The trouble is a dmm is not a good tool for pulsed dc and the back spike that will come off the other wire when it is in its unpulse moment, may not be read. Which means you need a scope, or something like that. (I never had a scope but this year I risked it with a hand held which was 189 at allelectronics.com It is worth saving up for this because all this stuff is turning out to be something that needs that tool.

I suppose you could do what MK1 does and put the ... well cross that bridge later.

We never got very far with the things we tried. I think you are in a good spot to try a few of the things that are interesting to you as you have already done, then move to the next thing. I think there was a natural progression that took us to the joule thief.

And for now, I think it helps to make this point.
We did not stop because we were successful.
We also did not fail, but we are not yet finished.
So, clamber up onto the hay-wagon and catch a free ride home to the barn. (you will recognize that metaphor when you get to it.! it has to do with the back spike.)

jeanna

protonmom

99 toroids of B-eer on the wall........

Jeanna:

Well, last night Victor died.  The record finally cracked all the way due to stress of handling, I assume.
So I started unwinding the wires to use again.  That is when I found out that one of the under layer fe splice connections had come undone.  No wonder my readings were always the same whether I connected both layers or only one!  So, that tells me that if I were to CAREFULLY re-wire a new Victor (or other such record) using long enough fe so I don't have to splice it....I should have very good readings!  That is encouraging and makes me want to get with it on a new one.  As I said I have plenty of old records reaching out for some purpose in "life".  Maybe if I used one of those really old thick records...????  Not sure about trying to enlarge the spindle hole for a large bolt, though, and a skinnny bolt just large enough in dia. to go into the spindle hole might not be large enough for such a huge winding as this could be.  I might very carefully take a rotozip to it and try to enlarge the hole that way.  Grind a little off at a time.  These are so easy to make and the layers should pile up nicely, but I do have to figure out the center core bolt for the magnetism part  of the system.  Any ideas on that?  Hey, what about re-bar?  Would that work?  I think it just might fit in the hole, or at least not take too much adjustment.  Didn't you use all-thread rod at one time?  Do they have rod the size of the spindle hole and will that be enough for the job?  How about this:  re-bar or all thread to go through the hole, then add some kind of larger, fatter iron pipe to slip over that?  Would that still provide the magnetism we need?  Sorry for such a long post.

jeanna

Hi protonmom,
I am glad to hear you found that the splice didn't work. This is great information.

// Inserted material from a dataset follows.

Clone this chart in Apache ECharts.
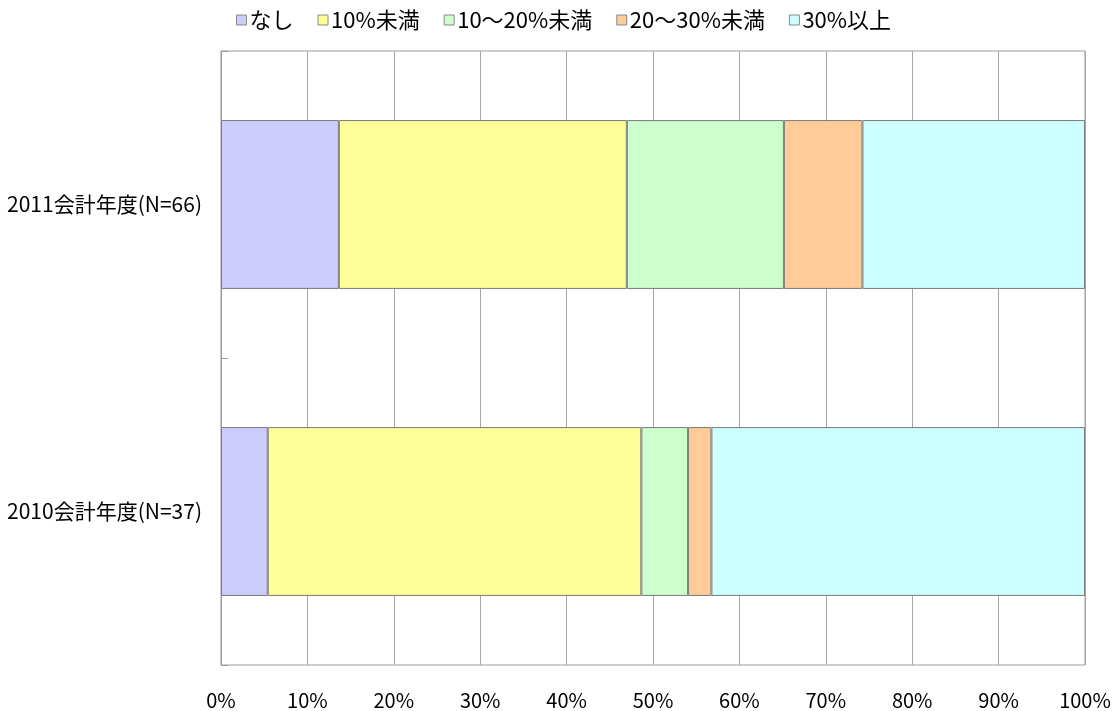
<!DOCTYPE html>
<html>
<head>
<meta charset="utf-8">
<script src="https://cdn.jsdelivr.net/npm/echarts@6/dist/echarts.min.js"></script>
<style>html,body{margin:0;padding:0;background:#fff}#chart{width:1116px;height:711px}</style>
</head>
<body>
<div id="chart"></div>
<script>
// 年度ごとの割合（%）
var categories = ['2010会計年度(N=37)', '2011会計年度(N=66)'];
var seriesNames = ['なし', '10%未満', '10～20%未満', '20～30%未満', '30%以上'];
var vNashi = [5.41, 13.64];
var vUnder10 = [43.24, 33.33];
var v10to20 = [5.41, 18.18];
var v20to30 = [2.70, 9.09];
var vOver30 = [43.24, 25.76];
var xTicks = [0, 10, 20, 30, 40, 50, 60, 70, 80, 90, 100];

var colors = ['#CCCCFF', '#FFFF99', '#CCFFCC', '#FFCC99', '#CCFFFF'];
var values = [vNashi, vUnder10, v10to20, v20to30, vOver30];
var font = '"Noto Sans CJK JP", sans-serif';

var series = [];
for (var i = 0; i < seriesNames.length; i++) {
    series.push({
        name: seriesNames[i],
        type: 'bar',
        stack: 'total',
        barWidth: '55%',
        itemStyle: { color: colors[i], borderColor: '#7a7a7a', borderWidth: 1 },
        data: values[i]
    });
}

var chart = echarts.init(document.getElementById('chart'));
chart.setOption({
    animation: false,
    textStyle: { fontFamily: font },
    color: colors,
    legend: {
        top: 4,
        left: 231,
        itemWidth: 10,
        itemHeight: 10,
        itemGap: 24,
        icon: 'rect',
        itemStyle: { borderColor: '#888', borderWidth: 1 },
        textStyle: { fontSize: 22, color: '#000', fontFamily: font, padding: [0, 0, 0, -2] },
        data: seriesNames
    },
    grid: { left: 221, right: 31, top: 51, bottom: 46, show: true, borderColor: '#999', borderWidth: 1 },
    xAxis: {
        type: 'value',
        min: 0,
        max: 100,
        interval: 10,
        axisLine: { show: false },
        axisTick: { show: false },
        splitLine: { show: true, lineStyle: { color: '#a6a6a6', width: 1 } },
        axisLabel: {
            margin: 25,
            fontSize: 20,
            color: '#000',
            formatter: function (v) { return xTicks.indexOf(v) >= 0 ? v + '%' : ''; }
        }
    },
    yAxis: {
        type: 'category',
        data: categories,
        axisLine: { show: true, lineStyle: { color: '#999' } },
        axisTick: { show: true, inside: true, length: 7, lineStyle: { color: '#999' } },
        axisLabel: { margin: 19, fontSize: 21, color: '#000' }
    },
    series: series
});
</script>
</body>
</html>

What if you were to use a miniature version that does not require a splice?
I admit that my style is to make a small version just to get going on something.
But see,
You could still learn about relative voltages and many things. You just might find out how much length your coil needs by extrapolating what you get from what you want to get out of it.

I am not proposing that you must use my style, but it does have certain advantages like you can see inexpensively if you like an idea.

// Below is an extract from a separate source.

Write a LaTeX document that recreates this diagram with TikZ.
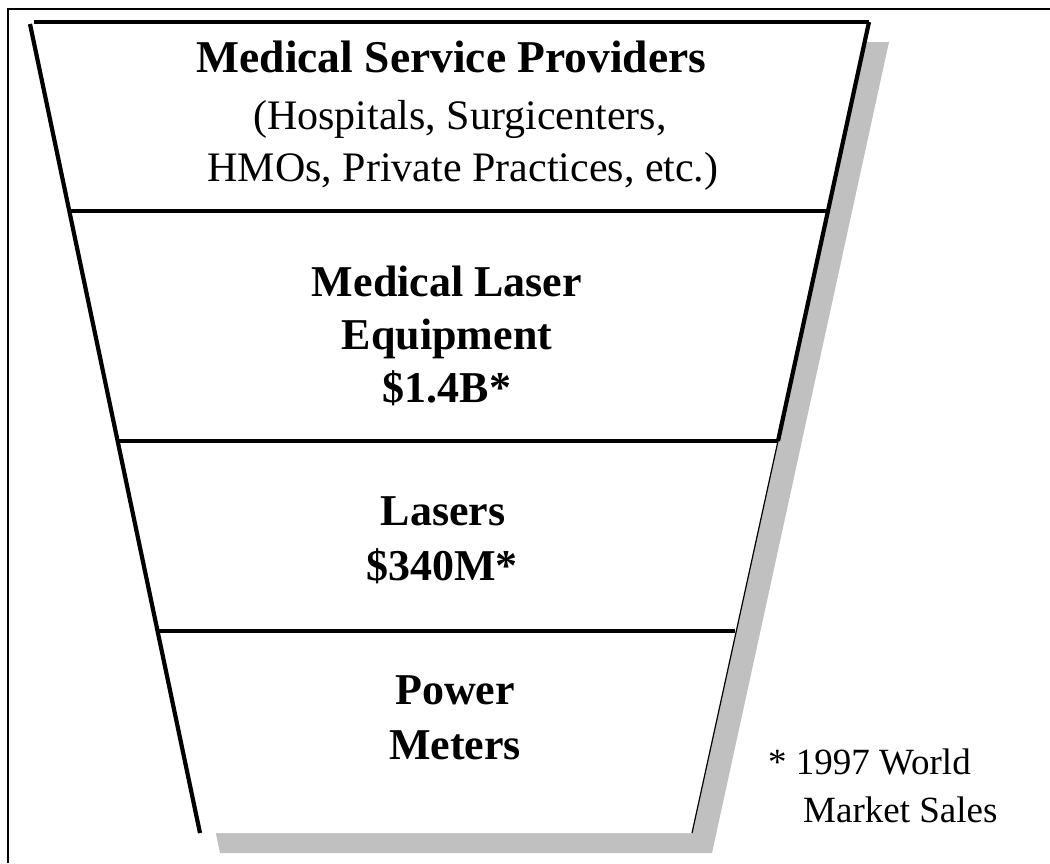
\documentclass[tikz,border=0pt]{standalone}
\usepackage{fontspec}
\setmainfont{Liberation Serif}
\definecolor{shadowgray}{RGB}{192,192,192}
\tikzset{
  funnelline/.style={line width=4.2pt, line cap=butt},
  thinline/.style={line width=1.2pt},
  frameline/.style={line width=2.2pt},
  boldtxt/.style={inner sep=0pt, anchor=base, font=\fontsize{44}{54}\selectfont\bfseries},
  titletxt/.style={inner sep=0pt, anchor=base, font=\fontsize{45.5}{54}\selectfont\bfseries},
  regtxt/.style={inner sep=0pt, anchor=base, font=\fontsize{42}{52}\selectfont},
  notetxt/.style={inner sep=0pt, anchor=base west, font=\fontsize{37}{46}\selectfont},
}
\begin{document}
\begin{tikzpicture}[x=1pt,y=-1pt]
\useasboundingbox (0,0) rectangle (1050,863);
% outer frame (left and top only visible)
\draw[frameline] (8,863) -- (8,9) -- (1050,9);
% funnel corners
\coordinate (tl) at (30,22);
\coordinate (tr) at (869,22);
\coordinate (br) at (692,833);
\coordinate (bl) at (200,833);
% shadow
\fill[shadowgray] ([shift={(20,20)}]tl) -- ([shift={(20,20)}]tr) -- ([shift={(20,20)}]br) -- ([shift={(20,20)}]bl) -- cycle;
% funnel body
\fill[white] (tl) -- (tr) -- (br) -- (bl) -- cycle;
% divider end points
\coordinate (l1) at (69.5,211);  \coordinate (r1) at (827.5,211);
\coordinate (l2) at (117.5,441); \coordinate (r2) at (778,441);
\coordinate (l3) at (157.5,631); \coordinate (r3) at (735,631);
\coordinate (ltop) at (34,22);
\coordinate (lstart) at (30,24);
% outline
\draw[funnelline] (ltop) -- (tr);
\draw[funnelline] (lstart) -- (bl);
\draw[funnelline] (tr) -- (r2);
\draw[thinline] (r2) -- (br);
\draw[funnelline] (l1) -- (r1);
\draw[funnelline] (l2) -- (r2);
\draw[funnelline] (l3) -- (r3);
% texts
\node[titletxt] (msp) at (451.5,72) {Medical Service Providers};
\node[regtxt] (hosp) at (460,129) {(Hospitals, Surgicenters,};
\node[regtxt] (hmo) at (463,181) {HMOs, Private Practices, etc.)};
\node[boldtxt] (mle1) at (447,296) {Medical Laser};
\node[boldtxt] (mle2) at (447,349) {Equipment};
\node[boldtxt] (mle3) at (447,402) {\$1.4B*};
\node[boldtxt] (las1) at (443,525) {Lasers};
\node[boldtxt] (las2) at (442,580) {\$340M*};
\node[boldtxt] (pm1) at (455,704) {Power};
\node[boldtxt] (pm2) at (455,759) {Meters};
\node[notetxt] (note1) at (768,774) {* 1997 World};
\node[notetxt] (note2) at (803,822) {Market Sales};
\end{tikzpicture}
\end{document}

To answer the Q about the metal spike. I do not think any of us know how fat it needs to be.
Only gary used a pancake and his results were as inconclusive as the rest of ours, if I remember right.

I have one NS coil with 360 turns total, so 180+180 made on a 3/8 inch zinc plated bolt from the hardware store. I even used the nut that fits it to secure the bottom. I bet the inside of the record is somewhere around 3/8"

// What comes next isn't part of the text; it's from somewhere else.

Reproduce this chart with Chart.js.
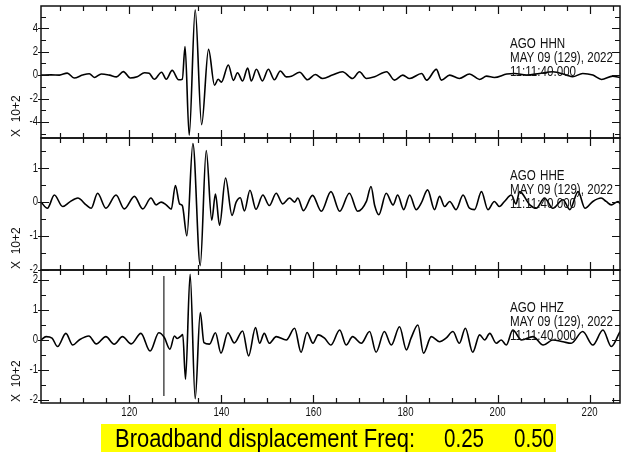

BTW that particular coil is a very good one.
I made it as a non galvanic coil just to eliminate that element. I was getting frustrated because we were dealing with too many unknowns and there were always too many reasons something I did wouldn't work.
I learned a good amount from the experiments I made with it. I used about 2.4v battery for input. (It is an inductor with the 2 metals and it is possible to use it as a joule thief etc...)

When I made it I wound it onto a straw which fit perfectly around the 3/8". So, I can compare iron core with air core. They are different and the iron core works better for what I was doing.

I'd say, the only way to know is to try.
Use a bundle of rebar ties and see what that does??
I understand rebar tiewire works well as a core.